I was only recently introduced to the wines of the Les Vignerons Parisiens by Richard Kelly MW, all labelled according to various cultural references to Paris. Made by a team of viticultural consultants operating over the South of France, these guys are well placed to select exciting parcels of fruit, which they purchase and vinify in the capital. It's a bit gimmicky, but it doesn't matter as the wines are fantastic. We bought a little bit of both the 'Turbigo' Cinsault and the Viogneir, Marsanne, Roussane mix known as Lutece and it's been this lively but intense white that has been a real star for us. I expect its popularity will continue through the winter months as it offers up both structure and freshness with just the right amount of fruit, elegance and polish. A biodynamically cultivated blend, it shows impressively intense notes of citrus, hawthorne, apricot as well as lots of personality and character. This is the 2017 vintage and it's probably best enjoyed vibrant and youthful, however, with plenty of acidity there are some hints it will cellar well over the next two to three years.

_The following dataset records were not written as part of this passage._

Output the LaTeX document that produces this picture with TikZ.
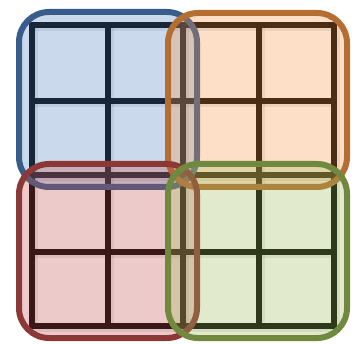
\documentclass[tikz,border=0pt]{standalone}
\usepackage{xcolor}
\usepackage{tikz}

\definecolor{qblue}{RGB}{79,129,189}
\definecolor{qblueline}{RGB}{56,93,138}
\definecolor{qorange}{RGB}{247,150,70}
\definecolor{qorangeline}{RGB}{182,109,49}
\definecolor{qred}{RGB}{192,80,77}
\definecolor{qredline}{RGB}{140,56,54}
\definecolor{qgreen}{RGB}{155,187,89}
\definecolor{qgreenline}{RGB}{113,137,63}

\tikzset{
  quad/.style={line width=6pt, rounded corners=30pt, fill opacity=0.3, draw opacity=1},
  gridline/.style={line width=6pt, black}
}

\begin{document}
\begin{tikzpicture}[x=1pt, y=-1pt]
\useasboundingbox (0,0) rectangle (361,344);

% soft shadow of the grid
\foreach \x in {32,108,183,259,334}
  \draw[line width=8pt, black, opacity=0.08] (\x+1.5,25+2) -- (\x+1.5,326+2);
\foreach \y in {25,101,175,252,326}
  \draw[line width=8pt, black, opacity=0.08] (32+1.5,\y+2) -- (334+1.5,\y+2);

% the grid
\foreach \x in {108,183,259}
  \draw[gridline] (\x,25) -- (\x,326);
\foreach \y in {101,175,252}
  \draw[gridline] (32,\y) -- (334,\y);
\draw[gridline] (32,25) rectangle (334,326);

% the four quadrants
\draw[quad, fill=qblue, draw=qblueline] (19,12) rectangle (197,187);
\draw[quad, fill=qorange, draw=qorangeline] (168,13) rectangle (347,187);
\draw[quad, fill=qred, draw=qredline] (19,164) rectangle (197,338);
\draw[quad, fill=qgreen, draw=qgreenline] (168,164) rectangle (347,338);
\end{tikzpicture}
\end{document}
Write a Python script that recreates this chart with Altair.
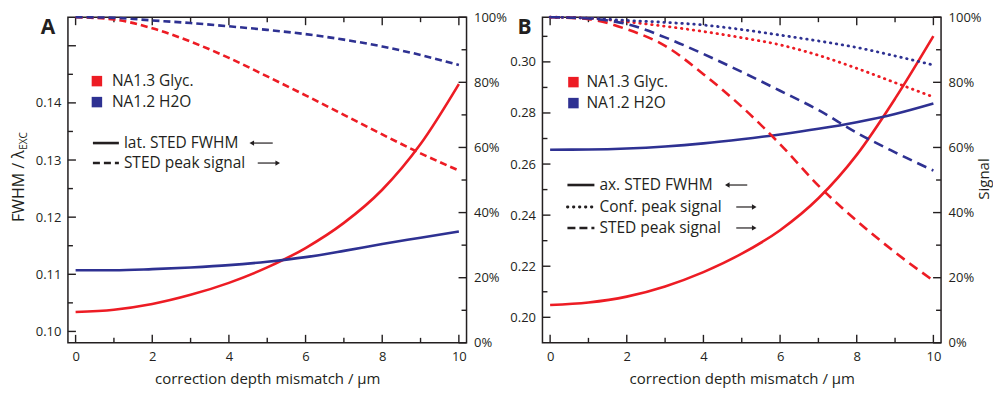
import altair as alt
import pandas as pd

RED = "#ED1C24"
BLUE = "#2E3192"
INK = "#231F20"
FONT = "Open Sans"

# ---------------- data ----------------
x_um = [0, 1, 2, 3, 4, 5, 6, 7, 8, 9, 10]
series_names = ["NA1.3 Glyc.", "NA1.2 H2O"]

# Panel A
a_fwhm_glyc = [0.1034, 0.1038, 0.1048, 0.1064, 0.1085, 0.1112, 0.1146, 0.1190, 0.1248, 0.1328, 0.1433]
a_fwhm_h2o = [0.1107, 0.1107, 0.1109, 0.1112, 0.1116, 0.1122, 0.1130, 0.1141, 0.1153, 0.1164, 0.1175]
a_sted_glyc = [1.0, 0.993, 0.966, 0.925, 0.875, 0.818, 0.760, 0.700, 0.640, 0.582, 0.529]
a_sted_h2o = [1.0, 0.998, 0.990, 0.982, 0.972, 0.961, 0.948, 0.931, 0.910, 0.884, 0.853]

# Panel B
b_fwhm_glyc = [0.2048, 0.2058, 0.2081, 0.2121, 0.2177, 0.2249, 0.2341, 0.2466, 0.2636, 0.2856, 0.3101]
b_fwhm_h2o = [0.2656, 0.2657, 0.2661, 0.2669, 0.2681, 0.2697, 0.2716, 0.2738, 0.2764, 0.2796, 0.2837]
b_conf_glyc = [1.0, 0.997, 0.986, 0.972, 0.956, 0.937, 0.915, 0.883, 0.843, 0.799, 0.755]
b_conf_h2o = [1.0, 0.997, 0.990, 0.984, 0.976, 0.962, 0.945, 0.927, 0.907, 0.881, 0.853]
b_sted_glyc = [1.0, 0.994, 0.963, 0.912, 0.825, 0.725, 0.610, 0.483, 0.375, 0.278, 0.191]
b_sted_h2o = [1.0, 0.996, 0.979, 0.938, 0.887, 0.832, 0.774, 0.715, 0.645, 0.585, 0.529]

# ticks
x_major = [0, 2, 4, 6, 8, 10]
x_minor = [1, 3, 5, 7, 9]
a_left_labels = [0.10, 0.11, 0.12, 0.13, 0.14]
a_left_major = [0.10, 0.11, 0.12, 0.13, 0.14, 0.15]
a_left_minor = [0.105, 0.115, 0.125, 0.135, 0.145]
b_left_labels = [0.20, 0.22, 0.24, 0.26, 0.28, 0.30]
b_left_major = [0.20, 0.22, 0.24, 0.26, 0.28, 0.30]
b_left_minor = [0.21, 0.23, 0.25, 0.27, 0.29, 0.31]
sig_major = [0.0, 0.2, 0.4, 0.6, 0.8, 1.0]
sig_minor = [0.1, 0.3, 0.5, 0.7, 0.9]

a_left_domain = [0.098, 0.155]
b_left_domain = [0.19, 0.3175]
x_domain = [-0.2, 10.2]

W, H = 399, 326
MAJ, MIN = 8, 5


def fwhm_df(glyc, h2o):
    return pd.DataFrame({
        "x": x_um * 2,
        "v": glyc + h2o,
        "s": [series_names[0]] * len(x_um) + [series_names[1]] * len(x_um),
    })


def sig_df(glyc, h2o):
    return pd.DataFrame({
        "x": x_um * 2,
        "p": glyc + h2o,
        "s": [series_names[0]] * len(x_um) + [series_names[1]] * len(x_um),
    })


def X():
    return alt.X("x:Q", scale=alt.Scale(domain=x_domain, nice=False, zero=False),
                 axis=alt.Axis(values=x_major, format="d",
                               title="correction depth mismatch / µm",
                               labelPadding=8, titlePadding=8))


def YL(dom, labels):
    return alt.Y("v:Q", scale=alt.Scale(domain=dom, nice=False, zero=False),
                 axis=alt.Axis(orient="left", values=labels, format=".2f",
                               title=None, labelPadding=7))


def YR():
    return alt.Y("p:Q", scale=alt.Scale(domain=[0, 1], nice=False, zero=False),
                 axis=alt.Axis(orient="right", values=sig_major, format=".0%",
                               title=None, labelPadding=7))


COLOR = alt.Color("s:N", scale=alt.Scale(domain=series_names, range=[RED, BLUE]), legend=None)


def one_row():
    return pd.DataFrame({"k": [0]})


def text_at(txt, x, y, size, weight="normal", align="left", angle=0):
    return alt.Chart(pd.DataFrame({"t": [txt]})).mark_text(
        align=align, baseline="middle", fontSize=size, font=FONT,
        fontWeight=weight, color=INK, angle=angle
    ).encode(x=alt.value(x), y=alt.value(y), text="t:N")


def square_at(color, x, y):
    return alt.Chart(one_row()).mark_square(size=110, color=color, opacity=1).encode(
        x=alt.value(x), y=alt.value(y))


def seg(x1, x2, y, width=2.6, dash=None, cap="butt"):
    kw = dict(color=INK, strokeWidth=width, strokeCap=cap)
    if dash is not None:
        kw["strokeDash"] = dash
    return alt.Chart(one_row()).mark_rule(**kw).encode(
        x=alt.value(x1), x2=alt.value(x2), y=alt.value(y))


def arrow(x1, x2, y, left):
    line = seg(x1 + (3 if left else 0), x2 - (0 if left else 3), y, width=1.2)
    tip = alt.Chart(one_row()).mark_point(
        shape="triangle-left" if left else "triangle-right", filled=True,
        size=28, color=INK, opacity=1
    ).encode(x=alt.value(x1 + 3 if left else x2 - 3), y=alt.value(y))
    return [line, tip]


def x_ticks():
    layers = []
    for vals, ln in ((x_major, MAJ), (x_minor, MIN)):
        d = pd.DataFrame({"x": vals})
        layers.append(alt.Chart(d).mark_rule(color=INK, strokeWidth=1.4).encode(
            x=X(), y=alt.value(H), y2=alt.value(H - ln)))
        layers.append(alt.Chart(d).mark_rule(color=INK, strokeWidth=1.4).encode(
            x=X(), y=alt.value(0), y2=alt.value(ln)))
    return layers


def left_ticks(dom, labels, major, minor):
    layers = []
    for vals, ln in ((major, MAJ), (minor, MIN)):
        d = pd.DataFrame({"v": vals})
        layers.append(alt.Chart(d).mark_rule(color=INK, strokeWidth=1.4).encode(
            y=YL(dom, labels), x=alt.value(0), x2=alt.value(ln)))
    return layers


def right_ticks():
    layers = []
    for vals, ln in ((sig_major, MAJ), (sig_minor, MIN)):
        d = pd.DataFrame({"p": vals})
        layers.append(alt.Chart(d).mark_rule(color=INK, strokeWidth=1.4).encode(
            y=YR(), x=alt.value(W), x2=alt.value(W - ln)))
    return layers


def fwhm_line(df, dom, labels):
    return alt.Chart(df).mark_line(strokeWidth=2.6, interpolate="monotone").encode(
        x=X(), y=YL(dom, labels), color=COLOR, detail="s:N")


def sig_line(df, dash, cap="butt", width=2.6):
    return alt.Chart(df).mark_line(strokeWidth=width, interpolate="monotone",
                                   strokeDash=dash, strokeCap=cap).encode(
        x=X(), y=YR(), color=COLOR, detail="s:N")


DASH_A = [7, 4]
DASH_B = [10, 6]
DOT_B = [0.5, 5.5]

# ---------------- Panel A ----------------
leftA = alt.layer(
    fwhm_line(fwhm_df(a_fwhm_glyc, a_fwhm_h2o), a_left_domain, a_left_labels),
    *left_ticks(a_left_domain, a_left_labels, a_left_major, a_left_minor),
    *x_ticks(),
)
rightA = alt.layer(
    sig_line(sig_df(a_sted_glyc, a_sted_h2o), DASH_A),
    *right_ticks(),
)
decoA = [
    text_at("A", -20, 11, 21, weight="bold", align="center"),
    text_at("FWHM / λ", -49, 169, 16, align="center", angle=270),
    text_at("EXC", -44, 124, 10, align="center", angle=270),
    square_at(RED, 29, 64), text_at(series_names[0], 44, 64, 15.5),
    square_at(BLUE, 29, 85), text_at(series_names[1], 44, 85, 15.5),
    seg(25, 51, 126), text_at("lat. STED FWHM", 56, 126, 15.5),
    *arrow(181, 205, 126, True),
    seg(25, 51, 146, dash=DASH_A), text_at("STED peak signal", 56, 146, 15.5),
    *arrow(190, 213, 146, False),
]
panelA = alt.layer(leftA, rightA, *decoA).resolve_scale(y="independent").properties(width=W, height=H)

# ---------------- Panel B ----------------
leftB = alt.layer(
    fwhm_line(fwhm_df(b_fwhm_glyc, b_fwhm_h2o), b_left_domain, b_left_labels),
    *left_ticks(b_left_domain, b_left_labels, b_left_major, b_left_minor),
    *x_ticks(),
)
rightB = alt.layer(
    sig_line(sig_df(b_conf_glyc, b_conf_h2o), DOT_B, cap="round", width=2.8),
    sig_line(sig_df(b_sted_glyc, b_sted_h2o), DASH_B),
    *right_ticks(),
)
decoB = [
    text_at("B", -18, 11, 21, weight="bold", align="center"),
    text_at("Signal", W + 43, 162, 15, align="center", angle=270),
    square_at(RED, 31, 65), text_at(series_names[0], 44, 65, 15.5),
    square_at(BLUE, 31, 86), text_at(series_names[1], 44, 86, 15.5),
    seg(25, 52, 168), text_at("ax. STED FWHM", 57, 168, 15.5),
    *arrow(182, 205, 168, True),
    seg(25, 52, 190, dash=DOT_B, cap="round", width=2.8), text_at("Conf. peak signal", 57, 190, 15.5),
    *arrow(194, 215, 190, False),
    seg(25, 52, 211, dash=[8, 4]), text_at("STED peak signal", 57, 211, 15.5),
    *arrow(194, 215, 211, False),
]
panelB = alt.layer(leftB, rightB, *decoB).resolve_scale(y="independent").properties(width=W, height=H)

chart = alt.hconcat(panelA, panelB, spacing=76, bounds="flush").properties(
    padding={"left": 2, "top": 2, "right": 0, "bottom": 0}
).configure_view(
    stroke=INK, strokeWidth=1.5
).configure_axis(
    domain=False, grid=False, ticks=False,
    labelFont=FONT, labelFontSize=13, labelColor=INK,
    titleFont=FONT, titleFontSize=15, titleColor=INK, titleFontWeight="normal",
)

chart.save("out.html", embed_options={"renderer": "svg", "actions": False})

Born in Cadiz to a family of restauranteur, Verónica Ortega is an example of a new generation of winemakers passionale about bringing hard work, passion and a bit of tlc to her local vineyards and traditional grape varieties. We've purchased her Mencia from the Bierzo appellation. Beirzo benefits from a fascinating terroir, situated as it is in Spain's North West where it sees typical Galician traits of humidy and rainfall, but in addition, receives plenty of influence from the hot and dry weather of neighbouring Castile. This climatic mix is just perfect for the light and fruity Mencia grape.
Verónica herself is based in Valtuille de Abajo, and this wine comes from various parcels of organically tended vines around the village. Planted in the typical sandy, red clay soils where there is quite a high iron content, the vineyards boast an average age of up to 80 years old. Verónica’s father was a bullfighter and 'Quite' is a bullfighting term meaning to offer a helping hand. Given a 15 day cuvaison and aged for seven months, half of which is in 800ltr amphoras and the other half in two to three year old barrels, it has an excellent texture and sings with attractive mulberry and brambly fruit. Floral hints with some liquorice and nutmeg also seem to reveal themselves with a bit of time. So delicious and easy to drink, this light red is my big shout for January.